Back in the days of my pious punk youth, St. Ian of Fugazi sang, “You can’t be what you were. So you better start being just what you are.” While I never forgot those words, I didn’t really act on them until recently. Now I feel a sense of urgency as I return to the sentiment again and again, like a mantra or a prayer. Carpe diem, carpe dazzle. Big or little, at our ideal size or far from it, this is the only show we get, no turning back.
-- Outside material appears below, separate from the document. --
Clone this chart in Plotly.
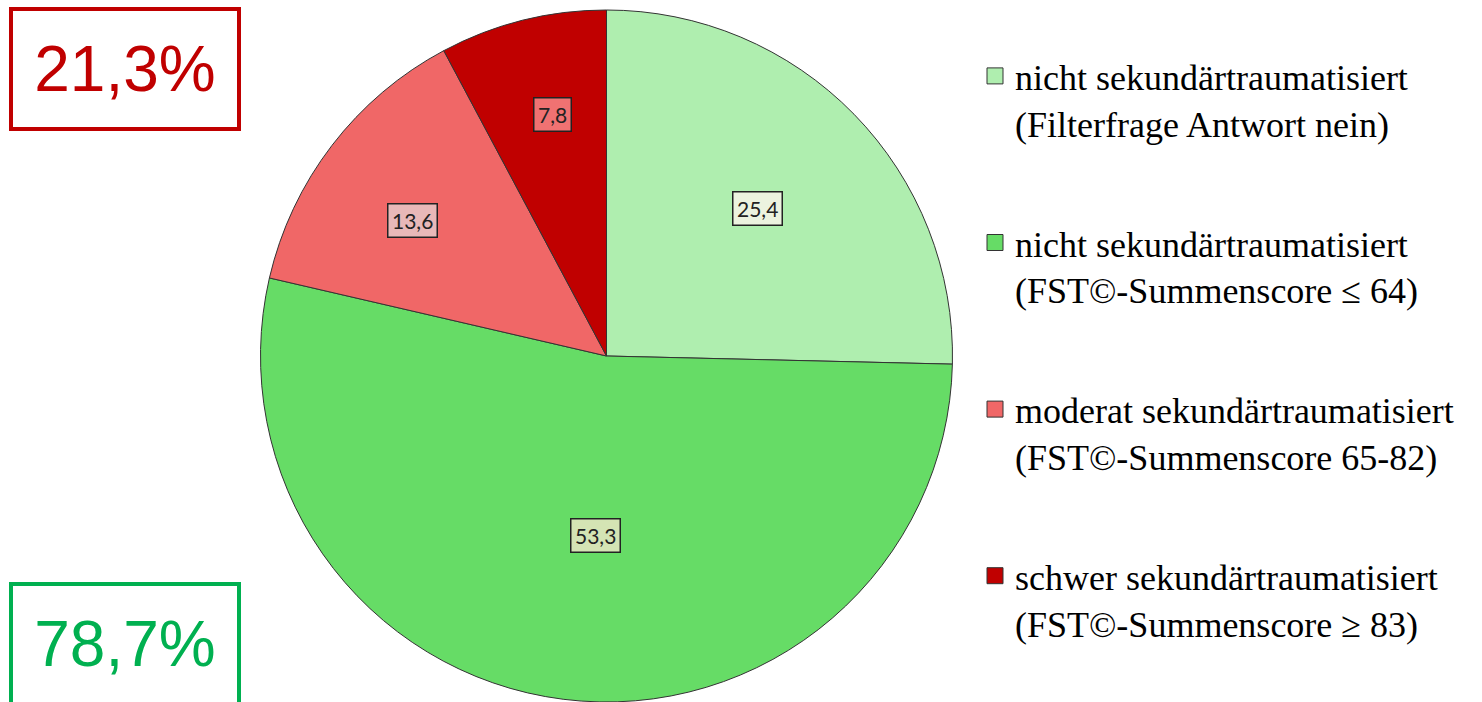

There is a spirituality to every kind of theater, and what, I ask you, is more theatrical than a woman doing her best to work it? Costume, makeup, inhabiting a role so thoroughly you’re transformed by it — it’s all there. God’s loving acceptance is a come-as-you-are proposition, but it’s my secretly held belief that every time you step out in something a little flashy, a million glittery angels chorus a resounding “Yes!” Then you peel off the false lashes, get back into your jeans and boots or yoga pants and roll onward, refreshed and inspired by the knowledge that somewhere between God and glamour, grace prevails.
Here’s what I know, this New Year, for sure: Darlings, it’s later than you think. Always. But there’s still plenty of time. Slip the red dress from the hanger. Tuck the silk flower behind your ear. Hide the scale and head out the door. The rest of your one and only life is waiting.